Nearly a year after the Bitterroot National Forest (BNF) attempted to fast track a controversial post-fire logging plan only a sixth of the timber has been actually logged. In fact, one pending timber sale received no bidders at all and the remaining harvest contracts haven’t even been advertised for sale.
Nevertheless, the BNF deputy forest supervisor says the post-2000 fire logging plan is proceeding on schedule. Last winter environmentalists, BNF and Forest Service officials and a Darby logger were ordered by a federal judge to reach an agreement on a post-fire salvage logging plan written after the 2000 fire season in which 307,000 acres of forest burned.

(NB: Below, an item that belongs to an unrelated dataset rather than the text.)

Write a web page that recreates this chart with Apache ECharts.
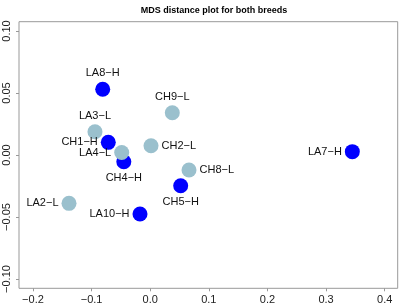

The resulting settlement called for logging on 14,700 acres from more than a dozen separate areas. Foresters estimated the yield at 60 million board feet of timber, or roughly six times the amount that had been offered annually over the past few years. So far, however, only four of those areas have been logged. The Blodgett sale, which burned above Hamilton in August 2000, received no bidders at all. Two other areas received bids earlier this month; the bidders are awaiting notice of whether they were accepted, and the remaining seven areas will be advertised this month, with contracts awarded by Oct. 1.
Although fires raged across the BNF two years ago and a court-ordered settlement was reached seven months ago, some locals are asking: Why has it taken so long to advertise the sales? “Actually, it really hasn’t,” says Spike Thompson, deputy forest supervisor for the BNF. “We’re pretty much right on schedule.”
Thompson says that most of the land that foresters prioritized for emergency logging has already been harvested. But of the 60 million board feet that the parties agreed would be cut, only 10 million board feet have been logged. Thompson says that the original estimate will be revised downward to about 40 to 50 million board feet.
Though the actual logging contracts appear to be dragging along, the BNF has been busy with other post-fire, non-logging work. Workers have been busy removing 150 miles of logging roads and upgrading another 500 miles. Three thousand acres of trees—mostly ponderosa pine—have been planted and another 1,000 acres will be planted this fall.
“That’s all very expensive work,” Thompson says. But the “good part of the settlement agreement is that we were authorized to do all the road work we planned.”
The other good news, from the BNF’s point of view, is that soil damage from the logging was less than anticipated. The BNF estimated a 10 percent soil damage rate. “My belief right now is that it’s going to be under 5 percent.”